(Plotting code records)
+--

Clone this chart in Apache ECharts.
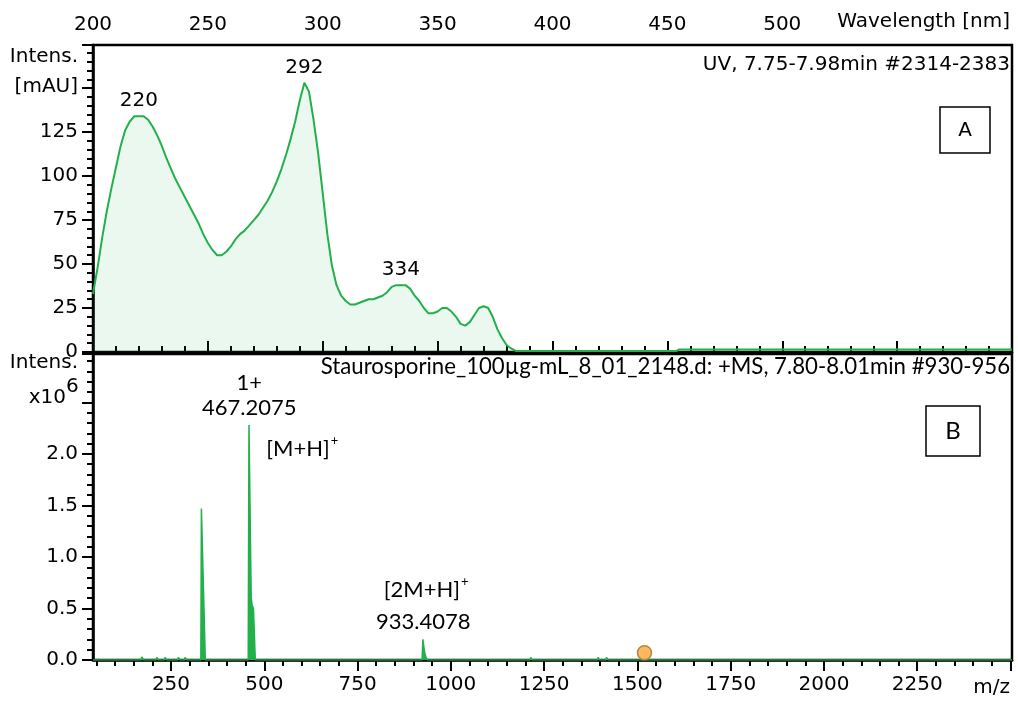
<!DOCTYPE html>
<html><head><meta charset="utf-8">
<script src="https://cdn.jsdelivr.net/npm/echarts@6/dist/echarts.min.js"></script>
<style>html,body{margin:0;padding:0;background:#fff}#c{width:1018px;height:702px}</style>
</head><body><div id="c"></div>
<script>
// ---------- UV spectrum (panel A) ----------
const uvWavelength = [200,202,204,206,208,210,212,214,216,218,220,222,224,226,228,230,232,234,236,238,240,242,244,246,248,250,252,254,256,258,260,262,264,266,268,270,272,274,276,278,280,282,284,286,288,290,292,294,296,298,300,302,304,306,308,310,312,314,316,318,320,322,324,326,328,330,332,334,336,338,340,342,344,346,348,350,352,354,356,358,360,362,364,366,368,370,372,374,376,378,380,382,384,454,455,600];
const uvIntensity  = [33,48,65,80,93,105,117,126,131,134,134,134,132,128,123,117,110,104,98,93,88,83,78,73,67,62,58,55,55,57,60,64,67,69,72,75,78,82,86,91,97,104,112,121,131,143,153,148,132,113,90,67,49,38,32,29,27,27,28,29,30,30,31,32,34,37,38,38,38,36,32,29,25,22,22,23,25,25,23,20,16,15,17,21,25,26,25,20,13,8,4,2,0.6,0.6,1.4,1.4];
const uvPeakWavelength = [220, 292, 334];
const uvPeakIntensity  = [134, 153, 38];
const uvTickLabels = [200,250,300,350,400,450,500];

// ---------- Mass spectrum (panel B), intensity x10^6 ----------
const msMz        = [41,170,171.5,177,210,211.7,217,232,234,239,268,269.6,275,286,287.5,293,330,331.5,335,342,457,459,463,465,467.6,471,476,923,925,928,930,934,938,1212,1214,1219,1393,1394.6,1399,1415,1417,1422,2504];
const msIntensity = [0,0,0.03,0,0,0.025,0,0,0.025,0,0,0.025,0,0,0.025,0,0,1.47,1.47,0,0,2.28,2.28,0.6,0.53,0.5,0,0,0.2,0.2,0.07,0.02,0,0,0.025,0,0,0.025,0,0,0.025,0,0];
const msPeakMz        = [460, 926];
const msPeakIntensity = [2.28, 0.2];
const msPeakText      = ['467.2075', '933.4078'];
const msChargeText    = ['1+', ''];
const msIonText       = ['[M+H]', '[2M+H]'];
const msMarkerMz = [1519];
const msMarkerIntensity = [0.07];
const msMajorTicks = [250,500,750,1000,1250,1500,1750,2000,2250,2500];
const msTickLabels = [250,500,750,1000,1250,1500,1750,2000,2250];
const msMinorTicks = [];
for (let v = 50; v <= 2500; v += 50) if (v % 250 !== 0) msMinorTicks.push(v);

const GREEN = '#22b04b';
const AX = '"DejaVu Sans", sans-serif';
const CAL = 'Lato, "Open Sans", sans-serif';
const black = {color:'#000', width:2};

const chart = echarts.init(document.getElementById('c'), null, {renderer:'canvas'});

const uvData = uvWavelength.map((w,i)=>[w, uvIntensity[i]]);
const uvPeaks = uvPeakWavelength.map((w,i)=>[w, uvPeakIntensity[i]]);
const msData = msMz.map((m,i)=>[m, msIntensity[i]]);

const msTopLabels = msPeakMz.map((m,i)=>({
  value:[m, msPeakIntensity[i]],
  label:{formatter: msChargeText[i] ? '{t|'+msChargeText[i]+'}\n{t|'+msPeakText[i]+'}' : '{t|'+msPeakText[i]+'}'}
}));
const msIonLabels = msPeakMz.map((m,i)=>({
  value:[m, msPeakIntensity[i]],
  label: i===0 ? {position:'right', distance:17, offset:[0,22]} : {position:'top', distance:38, offset:[3,0]},
  ionText: msIonText[i]
}));

chart.setOption({
  animation:false,
  backgroundColor:'#fff',
  grid:[
    {left:93, right:6, top:45, height:307, show:true, borderColor:'#000', borderWidth:2.5},
    {left:93, right:6, top:354, bottom:42, show:true, borderColor:'#000', borderWidth:2.5}
  ],
  xAxis:[
    {gridIndex:0, type:'value', position:'top', min:200, max:600, interval:50,
     axisLine:{lineStyle:{color:'#000', width:2.5}},
     axisTick:{length:11, lineStyle:black},
     minorTick:{show:true, splitNumber:5, length:6, lineStyle:black},
     splitLine:{show:false},
     axisLabel:{fontFamily:AX, fontSize:20, color:'#000', margin:10,
       formatter:v=> uvTickLabels.includes(v) ? String(v) : ''}},
    {gridIndex:1, type:'value', position:'bottom', min:41, max:2504,
     axisLine:{lineStyle:{color:'#000', width:2.5}},
     axisTick:{length:11, lineStyle:black, customValues:msMajorTicks},
     splitLine:{show:false},
     axisLabel:{fontFamily:AX, fontSize:20, color:'#000', margin:15, customValues:msTickLabels,
       formatter:v=>String(v)}},
    {gridIndex:1, type:'value', position:'bottom', min:41, max:2504,
     axisLine:{show:false},
     axisTick:{length:6, lineStyle:black, customValues:msMinorTicks},
     splitLine:{show:false},
     axisLabel:{show:false}}
  ],
  yAxis:[
    {gridIndex:0, type:'value', min:0, max:174.5, interval:25,
     axisLine:{show:true, lineStyle:{color:'#000', width:2.5}},
     axisTick:{show:true, length:11, lineStyle:black},
     minorTick:{show:true, splitNumber:5, length:6, lineStyle:black},
     splitLine:{show:false},
     axisLabel:{fontFamily:AX, fontSize:20, color:'#000', margin:15, formatter:v=> v<=125 ? String(v) : ''}},
    {gridIndex:1, type:'value', min:0, max:2.97, interval:0.5,
     axisLine:{show:true, lineStyle:{color:'#000', width:2.5}},
     axisTick:{show:true, length:11, lineStyle:black},
     minorTick:{show:true, splitNumber:5, length:6, lineStyle:black},
     splitLine:{show:false},
     axisLabel:{fontFamily:AX, fontSize:20, color:'#000', margin:15, formatter:v=> v<=2.0001 ? v.toFixed(1) : ''}}
  ],
  series:[
    {type:'line', xAxisIndex:0, yAxisIndex:0, data:uvData, symbol:'none',
     lineStyle:{color:GREEN, width:2}, areaStyle:{color:'rgba(34,176,75,0.13)'}, z:2},
    {type:'scatter', xAxisIndex:0, yAxisIndex:0, data:uvPeaks, symbolSize:0, itemStyle:{opacity:1},
     label:{show:true, position:'top', distance:5, fontFamily:AX, fontSize:20, color:'#000',
       formatter:p=>String(p.value[0])}, z:3},
    {type:'line', xAxisIndex:1, yAxisIndex:1, data:msData, symbol:'none',
     lineStyle:{color:GREEN, width:1.5}, areaStyle:{color:GREEN, opacity:1}, z:2},
    {type:'scatter', xAxisIndex:1, yAxisIndex:1, data:msTopLabels, symbolSize:0, itemStyle:{opacity:1},
     label:{show:true, position:'top', distance:5, align:'center',
       rich:{t:{fontFamily:CAL, fontSize:22, color:'#000', lineHeight:25, align:'center'}}}, z:3},
    {type:'scatter', xAxisIndex:1, yAxisIndex:1, data:msIonLabels, symbolSize:0, itemStyle:{opacity:1},
     label:{show:true, fontFamily:CAL, fontSize:22, color:'#000',
       formatter:p=>'{b|'+p.data.ionText+'}{s|+}',
       rich:{b:{fontFamily:CAL, fontSize:22, color:'#000', lineHeight:26, verticalAlign:'bottom'},
             s:{fontFamily:CAL, fontSize:13, color:'#000', verticalAlign:'top', lineHeight:26, padding:[0,0,10,1]}}}, z:3},
    {type:'scatter', xAxisIndex:1, yAxisIndex:1, data:msMarkerMz.map((m,i)=>[m, msMarkerIntensity[i]]),
     symbol:'circle', symbolSize:14, itemStyle:{color:'#ffb85c', borderColor:'#b5864a', borderWidth:1.5, opacity:1}, z:4}
  ],
  graphic:[
    {type:'text', x:1010, y:22, style:{text:'Wavelength [nm]', font:'20px "DejaVu Sans"', fill:'#000', align:'right', verticalAlign:'middle'}},
    {type:'text', x:1010, y:65, style:{text:'UV, 7.75-7.98min #2314-2383', font:'20px "DejaVu Sans"', fill:'#000', align:'right', verticalAlign:'middle'}},
    {type:'text', x:78, y:57, style:{text:'Intens.', font:'20px "DejaVu Sans"', fill:'#000', align:'right', verticalAlign:'middle'}},
    {type:'text', x:78, y:87, style:{text:'[mAU]', font:'20px "DejaVu Sans"', fill:'#000', align:'right', verticalAlign:'middle'}},
    {type:'text', x:78, y:363, style:{text:'Intens.', font:'20px "DejaVu Sans"', fill:'#000', align:'right', verticalAlign:'middle'}},
    {type:'text', x:66, y:398, style:{text:'x10', font:'20px "DejaVu Sans"', fill:'#000', align:'right', verticalAlign:'middle'}},
    {type:'text', x:66, y:387, style:{text:'6', font:'20px "DejaVu Sans"', fill:'#000', align:'left', verticalAlign:'middle'}},
    {type:'text', x:1010, y:367, style:{text:'Staurosporine_100µg-mL_8_01_2148.d: +MS, 7.80-8.01min #930-956', font:'22.2px Lato', fill:'#000', align:'right', verticalAlign:'middle'}},
    {type:'text', x:1010, y:688, style:{text:'m/z', font:'20px "DejaVu Sans"', fill:'#000', align:'right', verticalAlign:'middle'}},
    {type:'rect', shape:{x:940, y:107, width:50, height:46}, style:{fill:'#fff', stroke:'#000', lineWidth:1.5}, z:10},
    {type:'text', x:965, y:131, style:{text:'A', font:'20px "DejaVu Sans"', fill:'#000', align:'center', verticalAlign:'middle'}, z:11},
    {type:'rect', shape:{x:926, y:406, width:54, height:50}, style:{fill:'#fff', stroke:'#000', lineWidth:1.5}, z:10},
    {type:'text', x:953, y:431, style:{text:'B', font:'24px Lato', fill:'#000', align:'center', verticalAlign:'middle'}, z:11}
  ]
});
</script></body></html>
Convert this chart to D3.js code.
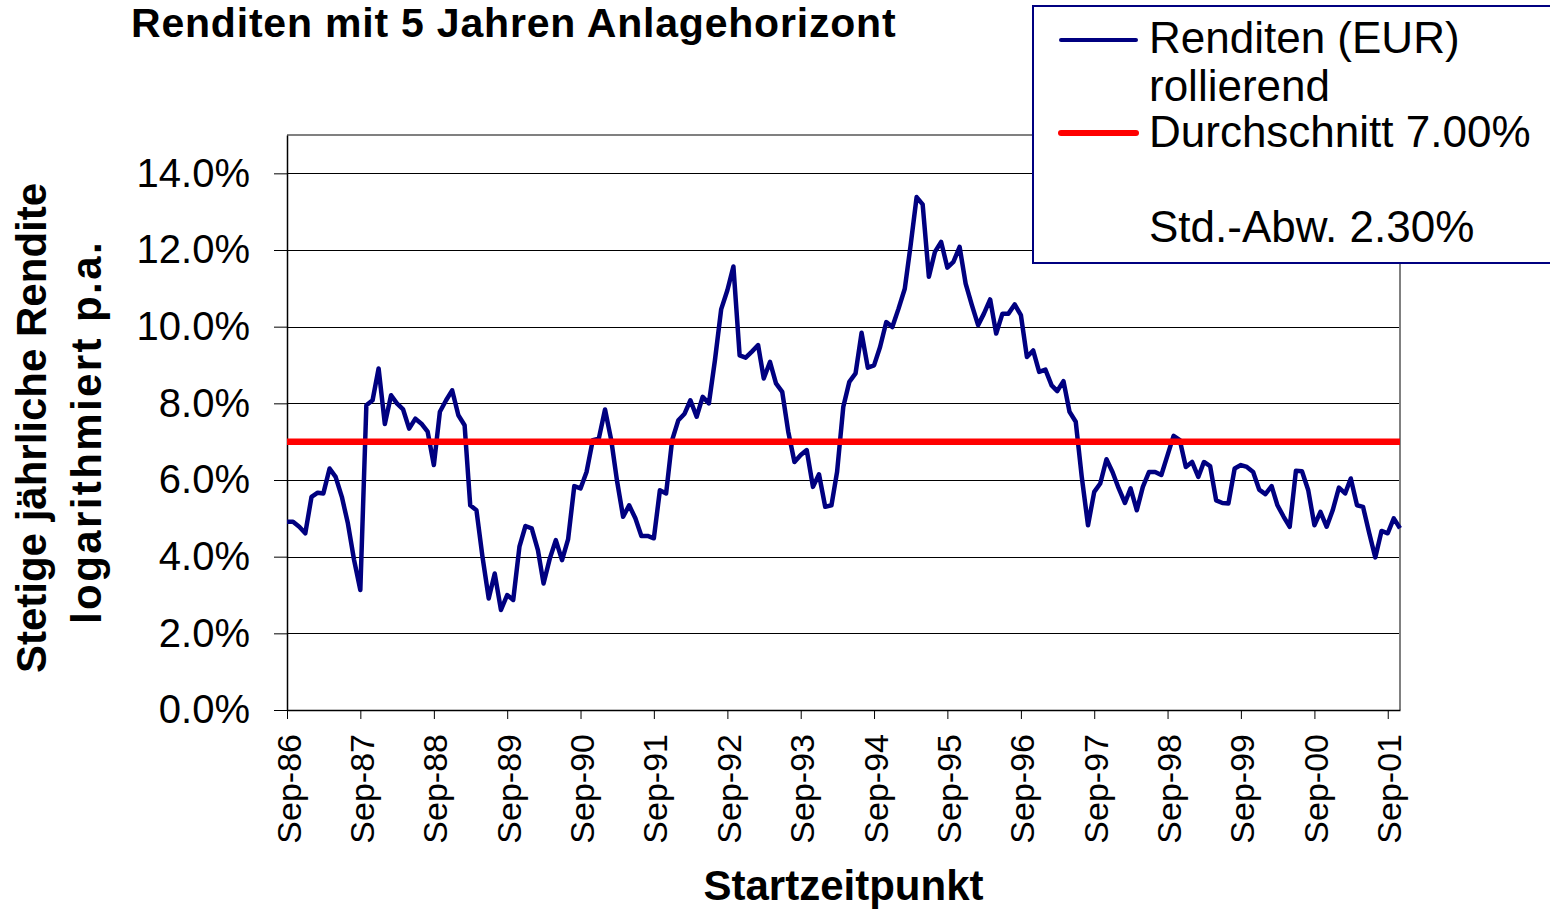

+--

▶ **Task goal**
Check every line of the data, and copy the ones that contain "this".

▶ **Exercise answer**
Clone this chart in Apache ECharts.
Convert this chart to D3.js code.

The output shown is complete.